The stock market started the new year by stumbling out of the gate and falling flat on its face. The Dow Jones Industrial Average dropped 6.2% in the first week of trading – its worst start to a year ever. By the close on February 11, the venerable index had dropped over 10% for the year and almost 15% from the all-time high established in May of last year.
A rally thereupon ensued that carried the Dow to a closing level on March 31 that represented a price gain of 1.5% for the quarter. While that return might be nothing to write home about, the market’s wild ride was headline news as over half of the trading days during the period witnessed intraday moves of 1% or more. Can you spell v-o-l-a-t-i-l-i-t-y?
Despite being scorned by many a pundit looking for higher interest rates in 2016, Treasury bonds rallied yet again as yields on long-term government debt fell during the first quarter. A widely anticipated second increase in the federal funds rate by the FOMC never occurred. More on that subject anon.
Commodities were again the biggest losers during the period as the Commodity Research Bureau Index dropped 3.3 percent. There were, however, a few exceptions. After being down over 30% in February crude oil managed to rally in the second half of the quarter to pull even for the year. Gold, moreover, was the biggest winner as, contrary to industrial metals, it jumped 15% due in large part to a flight to safety on the part of foreign investors.
In keeping with recent trends, economic growth remained relatively lackluster although the U.S. economy looks pretty healthy in comparison to many others around the world. Fourth quarter real GDP registered a meager 1.4% gain as the manufacturing sector exhibited weakness late in the year. In January, however, industrial production jumped 0.9% before falling back 0.5% in February.
New orders for durable goods tend to be highly volatile on a month-to-month basis and that has held true of late; yet the trend has been noticeably to the downside. Retail sales proved to be disappointing as well with declines in both January and February. Housing activity, meanwhile, has been relatively flat in recent months.

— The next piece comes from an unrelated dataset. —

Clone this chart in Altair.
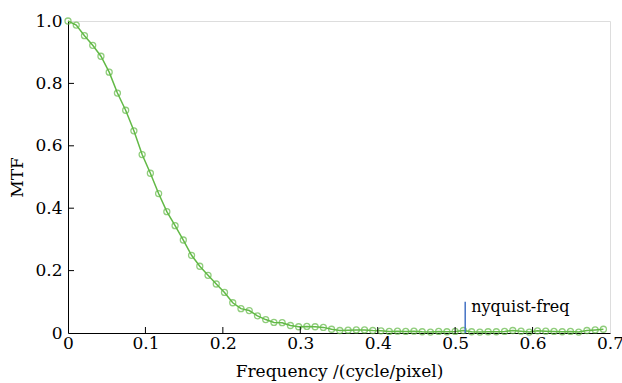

The brightest star in the economic firmament continues to be the jobs market. After a brief jump in unemployment claims late last year, that measure moved back down early in 2016 to levels implying moderately strong growth in payrolls. Cue the payroll reports which indeed saw appreciable gains in all three months.
Inflation remains remarkably muted as the latest year-over-year changes for the PPI and CPI were 0.0% and 1.0%, respectively. While still below the Fed’s target rate of 2%, they are now much closer to said target than the negative readings that prevailed throughout much of last year.
Over the years, Fed watching has become something of a major industry as analysts and scribes parse every pronouncement by Fed officials, governors and regional bank presidents in hope of discovering clues to the never ending question, “How now, interest rates?” A number of the regional bank spokespersons have lately been opining that the employment statistics, among others, appear to be sufficiently strong to justify getting ahead of the inflation curve by allowing the funds rate to move higher. However, as Lee Corso might say, “Not so fast, my young friends,” as he forsakes the hawks’ mascot’s head and dons that of the doves.
Fed Chairman Janet Yellen has recently put something of a kibosh on the plans for higher rates, at least for the time being. Citing a host of troubling deflationary tendencies in the global economy, Ms. Yellen made it clear that Fed policy will likely remain steady as she goes until more data with stronger growth implications become available.
Why the foot dragging? We noted above that gold rallied sharply in the first quarter in response to a flight to safety. This was not the only indication that fear of loss is now, on the margin, edging out fear of losing out in a rally.
Risk assets other than large cap stocks are giving signals of renewed reluctance by investors and speculators alike to assume risk. We have already mentioned the ongoing bear market in most commodity markets. Furthermore, commodity prices have a long history as leading indicators for the general economy and other risk assets as well.
One of the biggest beneficiaries of the bull market that started seven years ago has been the market for art. Alas, Christie’s and Sotheby’s spring sales this year were down 35% and 50%, respectively. Other collectibles have taken a hit as well. Sales at the Scottsdale classic car auction were down 15% - the first decline since 2010.
In Japan and much of Europe there is over $7 trillion in sovereign debt that is trading at negative yields. In other words, investors are so worried about risk that they are willing to pay the government to keep their money safe for them.
Bull markets, of course, are known to climb walls of worry, so there has been plenty of fuel to drive stock prices higher since mid-February. A closer look at the numbers, however, reveals that the market’s gains have been Pyrrhic in character as the higher the large cap indices have gone, the fewer the number of stocks that are participants.
What does it say when a defensive group like the Dow Utilities is making new highs for the cycle while a more aggressive group like the financial stocks is underperforming? (See charts below.) Large cap indices like the Dow are within shouting distance of the all-time highs established last May. If this is a bull market, new highs should be in the offing. If, however, it is only a bear market rally, a move below the 15,500 support level on the Dow would be expected. There is much at stake here and Chairman Yellen has chosen wisely to keep the powder dry at this juncture.